Jak dodał, dzięki dobrej współpracy między polskim ministerstwem kultury a resortem Neumanna udało się szybko i wyczerpująco poinformować o sprawie obrazu zarówno władze landu Dolnej Saksonii, odpowiedzialne za ochronę dóbr kultury, jak i organy ścigania, a także Federalny Urząd Kryminalny w Wiesbaden.



"Bliskiej współpracy wszystkich władz należy zawdzięczać to, że obraz został zabezpieczony jeszcze przed zaplanowaną aukcją, tak by polscy eksperci mogli potwierdzić jego autentyczność - dodał rzecznik.
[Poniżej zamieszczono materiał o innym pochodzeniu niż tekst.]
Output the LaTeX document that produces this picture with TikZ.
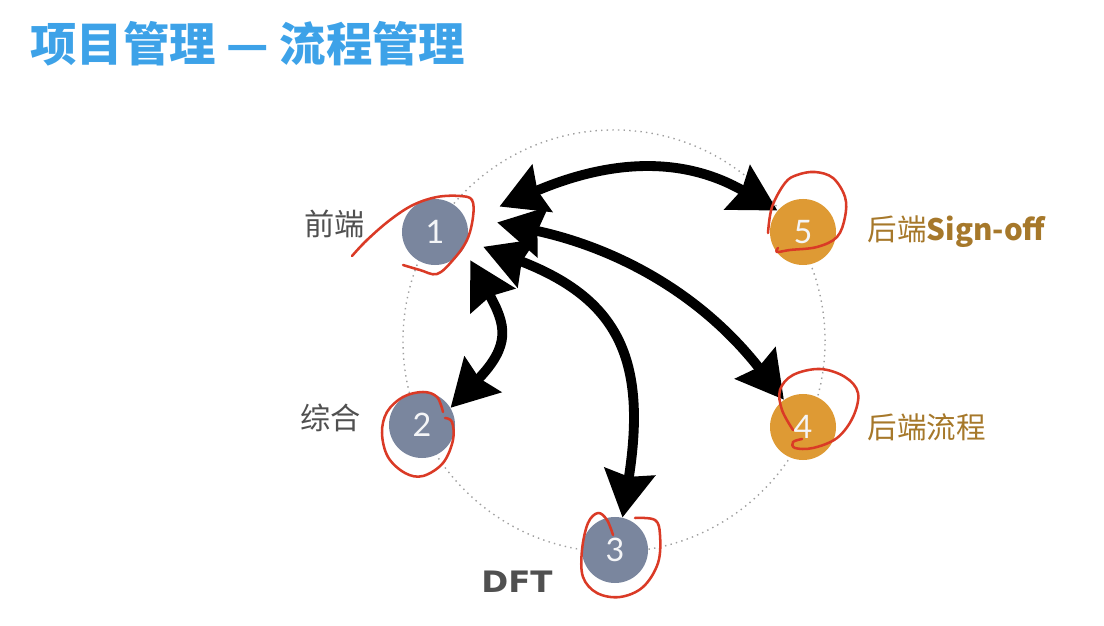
\documentclass[tikz,border=0pt]{standalone}
\usepackage{fontspec}
\usetikzlibrary{arrows.meta,positioning}
\newfontfamily\cjk{Noto Sans CJK SC}
\newfontfamily\numfont{Lato}
\newfontfamily\dvfont{DejaVu Sans}
\definecolor{myblue}{RGB}{61,162,232}
\definecolor{mygrey}{RGB}{122,134,158}
\definecolor{myorange}{RGB}{222,154,52}
\definecolor{mygold}{RGB}{166,120,42}
\definecolor{mytext}{RGB}{80,80,80}
\definecolor{myred}{RGB}{218,58,38}

\begin{document}
\begin{tikzpicture}[x=0.025cm,y=0.025cm,
  anode/.style={circle,minimum size=1.65cm,inner sep=0pt,text=white!92!mygrey,
    font=\numfont\fontsize{23}{23}\selectfont},
  gnode/.style={anode,fill=mygrey},
  onode/.style={anode,fill=myorange},
  darr/.style={line width=7pt,
    {Stealth[length=1.15cm,width=1.25cm,inset=0.12cm]}-{Stealth[length=1.15cm,width=1.25cm,inset=0.12cm]}},
  dotcirc/.style={gray!75,line width=1pt,dash pattern=on 1pt off 3pt},
  redink/.style={myred,line width=1.8pt,line cap=round,line join=round},
  lbl/.style={inner sep=0pt,text=mytext,font=\cjk\fontsize{21.5}{21.5}\selectfont},
  blbl/.style={inner sep=0pt,text=mygold,font=\cjk\fontsize{21}{21}\selectfont}]

 \useasboundingbox (0,0) rectangle (1104,625);

 \node[inner sep=0pt,anchor=west,text=myblue,font=\cjk\bfseries\fontsize{33}{33}\selectfont]
   (title) at (30,581) {项目管理 — 流程管理};

 \coordinate (ctr) at (614,284);
 \draw[dotcirc] (ctr) circle[radius=5.275cm];

 % the five stages
 \node[gnode] (n1) at (435,393) {1};
 \node[gnode] (n2) at (422,200) {2};
 \node[gnode] (n3) at (615,75) {3};
 \node[onode] (n4) at (803,198) {4};
 \node[onode] (n5) at (803,393) {5};

 \node[lbl,left=0.92cm of n1,yshift=0.2cm] (l1) {前端};
 \node[lbl,left=0.68cm of n2,yshift=0.18cm] (l2) {综合};
 \node[inner sep=0pt,text=mytext,font=\dvfont\bfseries\fontsize{21}{21}\selectfont,
   xscale=1.1,left=0.72cm of n3,yshift=-0.8cm] (l3) {DFT};
 \node[blbl,right=0.78cm of n4] (l4) {后端流程};
 \node[blbl,right=0.78cm of n5] (l5) {后端{\bfseries Sign-off}};

 % arrows out of the front end
 \draw[darr,shorten <=0.9cm] (n1.20) to[out=23,in=150,looseness=1.05] (n5.140);
 \draw[darr,shorten <=0.85cm] (n1.30) to[out=-12,in=128] (n4.125);
 \draw[darr,shorten <=0.43cm] (n1.-15) to[out=-21,in=81,looseness=1.3] (n3.77);
 \draw[darr,shorten <=0.33cm] (n1.-30) to[out=-61,in=46,looseness=1.4] (n2.31);

 % hand drawn marks
 \draw[redink] plot[smooth,tension=0.6] coordinates {(352,369) (367,385) (390,405) (413,420)
   (437,428) (460,429) (472,425) (473,408) (467,385) (453,365) (437,351) (420,355) (403,360)};
 \draw[redink] plot[smooth,tension=0.6] coordinates {(443,213) (437,228) (423,233) (403,228)
   (387,213) (382,192) (388,168) (405,152) (423,149) (443,162) (453,185) (452,203) (445,207)};
 \draw[redink] plot[smooth,tension=0.6] coordinates {(613,90) (607,105) (598,112) (588,102)
   (582,75) (583,48) (597,32) (620,28) (643,38) (658,62) (660,90) (655,105) (635,107)};
 \draw[redink] plot[smooth,tension=0.6] coordinates {(793,195) (782,215) (780,235) (793,250)
   (820,256) (845,248) (858,232) (853,208) (837,187) (813,177) (795,177) (793,183) (802,186)};
 \draw[redink] plot[smooth,tension=0.6] coordinates {(768,392) (772,418) (785,442) (797,450)
   (815,453) (833,447) (845,428) (845,408) (837,388) (817,378) (790,375) (777,373) (778,377)};

\end{tikzpicture}
\end{document}
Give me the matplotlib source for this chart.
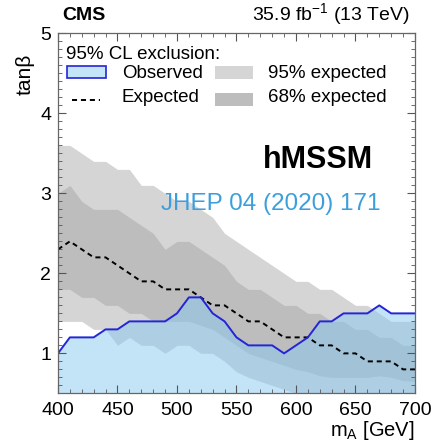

Zrabowany podczas II wojny światowej z Muzeum Narodowego w Warszawie obraz Aleksandra Gierymskiego miał być licytowany 27 listopada na aukcji Kunst und Auktionshaus Eva Aldag w Niemczech. Oferowano go z ceną wywoławczą 4,4 tys. euro. W katalogu aukcyjnym obraz opisano, jako "zapewne obraz Gierymskiego". Według marszandów, obecna właścicielka obrazu odziedziczyła go po babce, która w 1948 r. wyszła za mąż za przemysłowca i kolekcjonera z Duesseldorfu, posiadającego już wówczas obraz. Obraz został wycofany z aukcji po interwencji polskiego resortu kultury i Prokuratury Okręgowej w Warszawie.

W zeszłym tygodniu polscy eksperci potwierdzili wstępnie, że obraz jest autentyczny.